Differences in FKBP51 Regulation Following Chronic Social Defeat Stress Correlate with Individual Stress Sensitivity: Influence of Paroxetine Treatment

Various clinical studies have identified FK506-binding protein 51 (FKBP51) as a target gene involved in the development of psychiatric disorders such as depression. Furthermore, FKBP51 has been shown to affect glucocorticoid receptor signaling by sensitivity modulation and it is implicated in stress reactivity as well as in molecular mechanisms of stress vulnerability and resilience. We investigated the physiological, behavioral, and neuroendocrine parameters in an established chronic stress model both directly after stress and after a recovery period of 3 weeks and also studied the efficacy of paroxetine in this model. We then examined FKBP51 mRNA levels in the dorsal and ventral part of the hippocampus and correlated the expression to behavioral and endocrine parameters. We show robust chronic stress effects in physiological, behavioral, and neuroendocrine parameters, which were only slightly affected by paroxetine treatment. On the contrary, paroxetine led to a disruption of the neuroendocrine system. FKBP51 expression was significantly increased directly after the stress period and correlated with behavioral and neuroendocrine parameters. Taken together, we were able to further elucidate the role of FKBP51 in the mechanisms of stress resilience and vulnerability, especially with respect to behavioral and neuroendocrine parameters. These findings strongly support the concept of FKBP51 as a marker for glucocorticoid receptor sensitivity and its involvement in the development of psychiatric disorders.

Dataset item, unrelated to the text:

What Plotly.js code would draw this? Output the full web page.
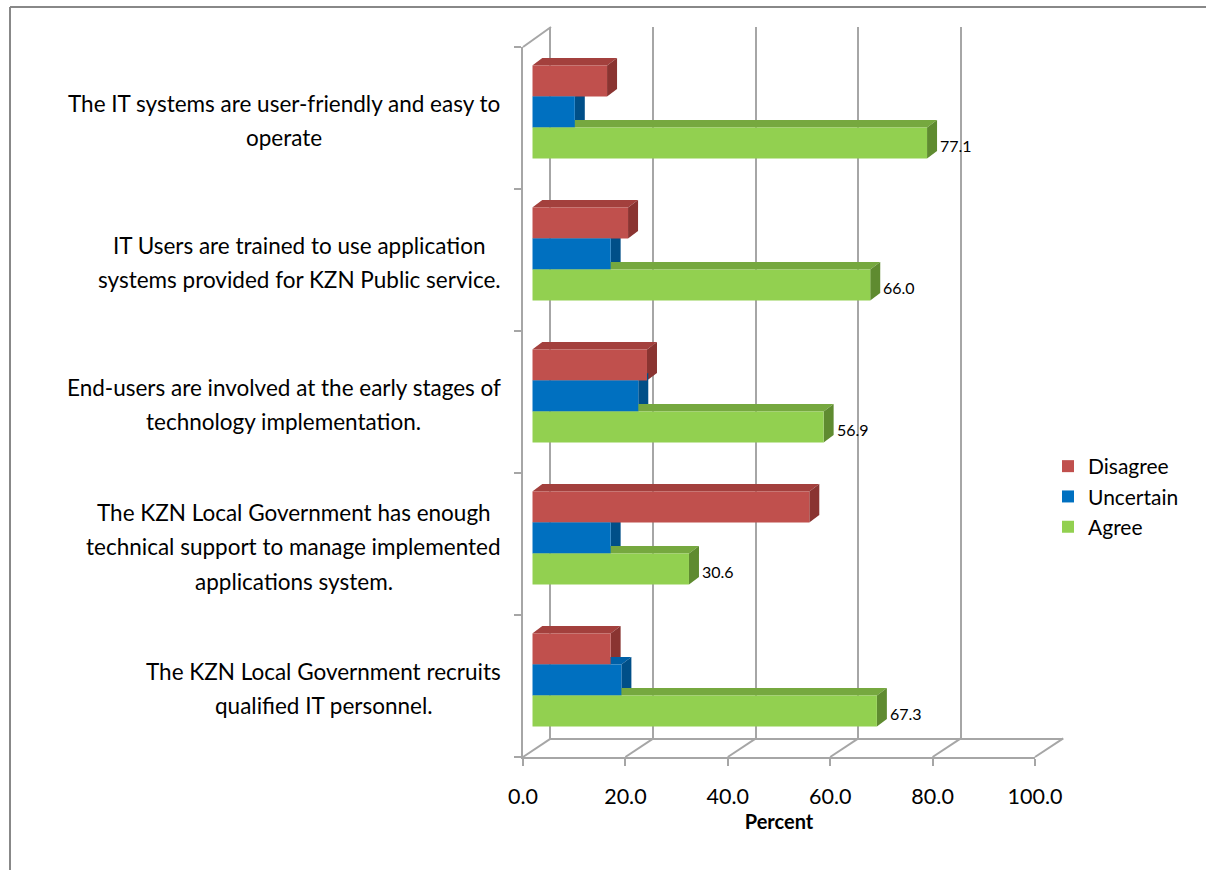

Fkbp52 heterozygosity alters behavioral, endocrine and neurogenetic parameters under basal and chronic stress conditions in mice

Aversive life events represent one of the main risk factors for the development of many psychiatric diseases, but the interplay between environmental factors and genetic predispositions is still poorly understood. One major finding in many depressed patients is an impaired regulation of the hypothalamic-pituitary-adrenal (HPA) axis. The negative feedback loop of the HPA axis is mediated via the glucocorticoid receptor (GR) and the mineralocorticoid receptor. The co-chaperones FK506-binding protein 51 (FKBP51) and FK506-binding protein 52 (FKBP52) are components of the heat shock protein 90-receptor-heterocomplex and are functionally divergent regulators of both receptors. Here, we characterized heterozygous Fkbp52 knockout (Fkbp52(+/-)) mice under basal or chronic social defeat stress (CSDS) conditions with regard to physiological, neuroendocrine, behavioral and mRNA expression alterations. Fkbp52(+/-) mice displayed symptoms of increased stress sensitivity in a subset of behavioral and neuroendocrine parameters. These included increased anxiety-related behavior in the elevated plus-maze and an enhanced neuroendocrine response to a forced swim test (FST), possibly mediated by reduced GR sensitivity. At the same time, Fkbp52(+/-) mice also demonstrated signs of stress resilience in other behavioral and neuroendocrine aspects, such as reduced basal corticosterone levels and more active stress-coping behavior in the FST following CSDS. These contrasting results are in line with previous reports showing that FKBP52 is not involved in all branches of GR signaling, but rather acts in a gene-specific manner to regulate GR transcriptional activation.